There’s something I keep noticing with Web3 games, and it’s a bit counterintuitive. The ones that look simple… almost boring at first glance… usually end up hiding the most complicated systems underneath. Pixels gave me that exact feeling. I opened it expecting a calm farming loop, something you check in on, plant a few crops, maybe wander around. And for a while, that’s exactly what it feels like. But the longer you stay, the more it starts to feel less like a game and more like something quietly tracking how your time and attention turn into value.

It didn’t even start as a token-heavy system. Back in 2021, it was just a browser farming MMO with a familiar vibe, something close to what people already understood from traditional games. But there was one difference that kept nagging at me — ownership actually meant something. Land, items, resources… they weren’t just sitting inside the game. You could hold them, move them, treat them like assets. That changes how people behave, even if they don’t realize it immediately.

The shift to the Ronin Network is where things really started to click. And I don’t mean in a flashy way. It was more subtle. Ronin already had users, habits, wallets — people who knew how these systems worked because of earlier games. Pixels didn’t have to teach anyone from scratch. It just dropped into an environment that was already active, and suddenly it wasn’t just growing on its own… it was pulling activity into the whole ecosystem.

What’s interesting is how controlled everything feels once you look under the surface. The loop is simple on paper — spend energy, do actions, get resources, turn those into value. But it’s not loose. Every action costs something. Every output feeds into another layer. Nothing just flows freely. At first I thought that might slow things down too much, but then it clicked — that restriction is probably the whole point.

Because most Web3 games don’t break because of lack of users. They break because value only moves in one direction… outward. People farm, extract, leave. Pixels feels like it’s constantly trying to push against that pattern, even if it means making things slightly less convenient.

And then you start looking at the actual behavior around it, not just the design. The scale alone changes how you think about it. Once a system crosses into the million daily users range, it stops being “just another GameFi project.” It becomes something people are actively spending time in, repeatedly. What stood out to me even more was that earlier phases already showed strong retention. That’s usually where things fall apart.

The token side is also in a different place than most projects I’ve seen. A big chunk of the supply is already out there, which means it’s not constantly fighting future dilution narratives. That shifts the pressure somewhere else — now it actually has to prove that people will keep using it, not just hold it. And when you see users staking instead of immediately cashing out, it suggests there’s at least some belief in staying inside the system a bit longer.

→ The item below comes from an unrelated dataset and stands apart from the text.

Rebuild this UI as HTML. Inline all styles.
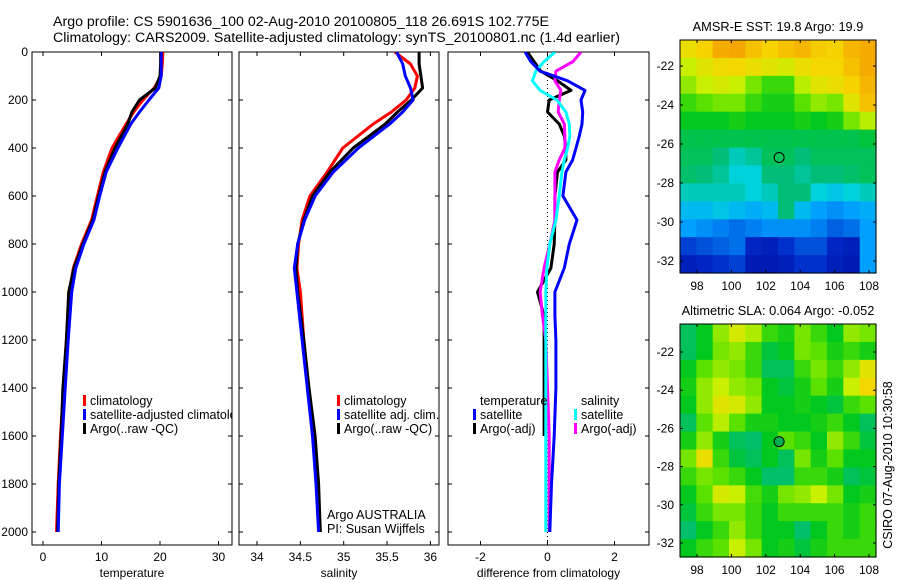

The trading patterns are messy, though. You can feel both usage and speculation happening at the same time. Volume spikes don’t always match organic activity, and that tension doesn’t go away. But maybe that’s just the reality of any system that mixes players and capital. The real question is what survives when the speculative layer cools off.

Inside the game, things don’t completely die when attention drops, which I found interesting. NFT activity, small transactions, internal movement — they keep going. Not loudly, not in a way that trends, but enough to suggest there’s something holding it together beyond hype cycles.

I also like that the token isn’t just handed out and forgotten. It’s tied into access, upgrades, certain actions. That creates friction, and yeah, it can feel annoying in the moment. But without that friction, tokens usually end up disposable. Systems that last tend to make you come back into them, whether you want to or not.

Lately, it feels like the direction is shifting a bit. Less focus on pure farming, more on coordination, guilds, exploration. It almost feels like they’re trying to move people from “players who extract” to “participants who stay.” That’s a hard transition. Most systems don’t pull it off cleanly.

There are still some uncomfortable edges, though. Growth always sounds good, but more players also means more pressure on the economy. If rewards scale faster than the ways to spend or burn them, imbalance creeps in slowly. On the flip side, if you tighten things too much, people lose interest. And somewhere in the middle, the game risks feeling less like a game and more like a routine.

Then there’s the dependency on Ronin itself. It’s a huge advantage, no doubt. Distribution, infrastructure, all of that. But it also means Pixels isn’t fully independent. If the underlying ecosystem shifts, it won’t stay isolated.

I think the biggest mistake people make is how they describe it. Calling it a farming game with rewards feels incomplete. It’s closer to an ongoing experiment — can a digital world take people’s time and structure it into something that doesn’t collapse once too many people start relying on it?

Right now, it’s in that weird middle phase. Too big to ignore, not stable enough to fully trust. The activity is real. The economy is moving. The system is evolving.

But I keep coming back to the same thought.

Growing is usually the easy part.

What matters is what happens after… when the system has to carry its own weight without quietly breaking underneath.